Prof. Stanisław Nicieja przekazał insygnia rektorskie prof. Markowi Masnykowi.
Pomyślność uniwersytetu niech będzie dla nas najwyższym nakazem – tymi słowami zakończył swoje inauguracyjne wystąpienie prof. Marek Masnyk, nowy rektor Uniwersytetu Opolskiego.
Podczas uroczystej inauguracji roku akademickiego, która odbyła się 4 października w auli Wydziału Teologicznego, najpierw głos zabrał ustępujący rektor – prof. Stanisław S. Nicieja, który tę funkcję pełnił przez 4 pełne kadencje. Pierwszą z nich rozpoczął dokładnie 24 lata temu. Wspominał początki uczelni, która mieściła się w dawnych budynkach WSP, wspominał ówczesne bardzo siermiężne warunki i poczucie wstydu, które mu towarzyszyło, gdy gościł w murach swojej uczelni rektorów innych polskich uniwersytetów. – W moim gabinecie kawę parzyło się za parawanem, a wodę podgrzewało grzałką – opowiadał prof. Nicieja, nakreślając tło dla ryzykownej decyzji o przejęciu dawnego, zrujnowanego szpitala w samym centrum Opola, który z czasem stał się reprezentacyjnym gmachem Collegium Maius.
Mówił o wielkich osobistościach zapraszanych na Uniwersytet Opolski, przyznanych doktoratach honoris causa. – Student ma zobaczyć wybitną postać – tłumaczył, jakie przyświecało mu założenie. Prof. Nicieja kilkukrotnie podkreślał też, że to, jaki dziś mamy w Opolu uniwersytet, jest efektem wysiłku całej grupy osób, które z nim współpracowały. – Mamy własną kadrę, prawa do habilitacji, porządne budynki, zadbane, eleganckie i czyste, a wzgórze uniwersyteckie nadaje miastu lot. Jest płynność finansowa, mamy możliwość dalszych inwestycji – mówił. Nawiązał też do Muzeum Uniwersytetu Opolskiego, które otwarte zostało podczas ostatniej kadencji rektorskiej. Swoje wystąpienie zakończył życzeniami dla swego następcy, by zapisał wyrazisty ślad.

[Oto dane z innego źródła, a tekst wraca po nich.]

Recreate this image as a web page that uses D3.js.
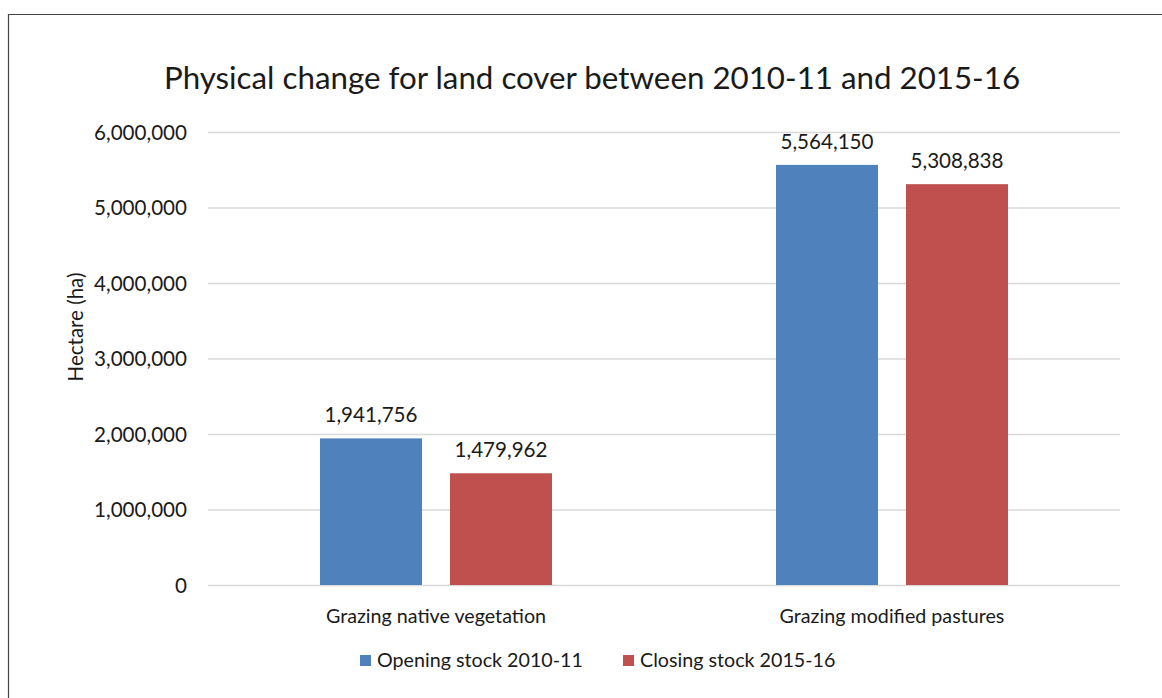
<!DOCTYPE html>
<html><head><meta charset="utf-8">
<script src="https://cdn.jsdelivr.net/npm/d3@7"></script>
<style>body{margin:0;background:#fff}svg{display:block}text{font-family:Lato,"Open Sans",sans-serif;fill:#1a1a1a}</style>
</head><body>
<svg id="c" width="1162" height="698"></svg>
<script>
const categories = ["Grazing native vegetation", "Grazing modified pastures"];
const seriesNames = ["Opening stock 2010-11", "Closing stock 2015-16"];
const openingStock = [1941756, 5564150];
const closingStock = [1479962, 5308838];
const yTicks = [0, 1000000, 2000000, 3000000, 4000000, 5000000, 6000000];
const colors = ["#4F81BD", "#C0504D"];

const svg = d3.select("#c");
// frame
svg.append("path").attr("d","M8.5,698 V14.5 H1162").attr("fill","none").attr("stroke","#444").attr("stroke-width",1.2);

const pLeft=208, pRight=1120, pTop=132, pBottom=585;
const y = d3.scaleLinear().domain([0,6000000]).range([pBottom, pTop]);
const x0 = d3.scaleBand().domain(categories).range([pLeft,pRight]).padding(0);
const x1 = d3.scaleBand().domain(seriesNames).range([0,232]).paddingInner(0.2154);
const fmt = d3.format(",");
const numSize = "20.6px", txtSize = "19.7px";

// gridlines + axis
const yAxis = d3.axisLeft(y).tickValues(yTicks).tickSize(-(pRight-pLeft)).tickFormat(d=>fmt(d)).tickPadding(21);
const g = svg.append("g").attr("transform",`translate(${pLeft},0)`).call(yAxis);
g.select(".domain").remove();
g.selectAll(".tick line").attr("stroke","#d9d9d9").attr("stroke-width",1.3);
g.selectAll(".tick text").style("font-size",numSize).attr("fill","#1a1a1a").attr("dy","0.36em");

const data = categories.map((c,i)=>({cat:c, vals:[openingStock[i], closingStock[i]]}));
const grp = svg.selectAll(".grp").data(data).join("g")
  .attr("transform", d=>`translate(${x0(d.cat)+x0.bandwidth()/2-116},0)`);
grp.selectAll("rect").data(d=>d.vals.map((v,j)=>({v,s:seriesNames[j],j}))).join("rect")
  .attr("x",d=>x1(d.s)).attr("width",x1.bandwidth())
  .attr("y",d=>y(d.v)).attr("height",d=>y(0)-y(d.v)).attr("fill",d=>colors[d.j]);
grp.selectAll("text.lbl").data(d=>d.vals.map((v,j)=>({v,s:seriesNames[j],j}))).join("text")
  .attr("class","lbl").attr("x",d=>x1(d.s)+x1.bandwidth()/2).attr("y",d=>y(d.v)-16)
  .attr("text-anchor","middle").style("font-size",numSize).text(d=>fmt(d.v));

// x labels
const xAxis = d3.axisBottom(x0).tickSize(0).tickPadding(0);
const gx = svg.append("g").attr("transform",`translate(0,${pBottom})`).call(xAxis);
gx.select(".domain").remove();
gx.selectAll(".tick text").style("font-size",txtSize).attr("fill","#1a1a1a").attr("y",38).attr("dy",0);

// title
svg.append("text").attr("x",592).attr("y",89).attr("text-anchor","middle").style("font-size","31.3px").text("Physical change for land cover between 2010-11 and 2015-16");
// y title
svg.append("text").attr("transform","translate(83,327) rotate(-90)").attr("text-anchor","middle").style("font-size","20.5px").text("Hectare (ha)");

// legend
const legX=[360,623];
const lg = svg.selectAll(".leg").data(seriesNames).join("g").attr("transform",(d,i)=>`translate(${legX[i]},655)`);
lg.append("rect").attr("width",11).attr("height",11).attr("fill",(d,i)=>colors[i]);
lg.append("text").attr("x",17).attr("y",11.5).style("font-size",txtSize).text(d=>d);
</script>
</body></html>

Prof. Stanisław Nicieja przekazał prof. Masnykowi łańcuch, berło i pierścień, czyli insygnia rektorskie, a także zaznaczył, że teraz odda się pisaniu.
Prof. Masnyk w swoim wystąpieniu przypomniał, że uniwersytet jest instytucją długiego trwania, trwania na wiele pokoleń, dlatego każdy ma szansę dołożyć swoją cegiełkę. Przypomniał etos uniwersytecki, a także podkreślił fakt, że uczelnia nie może być tylko fabryką dyplomów. Mówił o inflacji wykształcenia wyższego i deprecjacji uczelni, które wypływają z pozbawienia wyższego wykształcenia pierwiastka elitarności.
Na co uniwersytet ma stawiać? Prof. Masnyk tłumaczy, że na bycie postrzeganym jako naukowo-badawcze zaplecze, na kształcenie najlepszych przez najlepszych, a także na stawianie większych wymagań sobie, a nie innym. Zapewnił, że kontynuowane będą dwa ważne projekty: prószkowskiej pomologii i kierunku lekarskiego.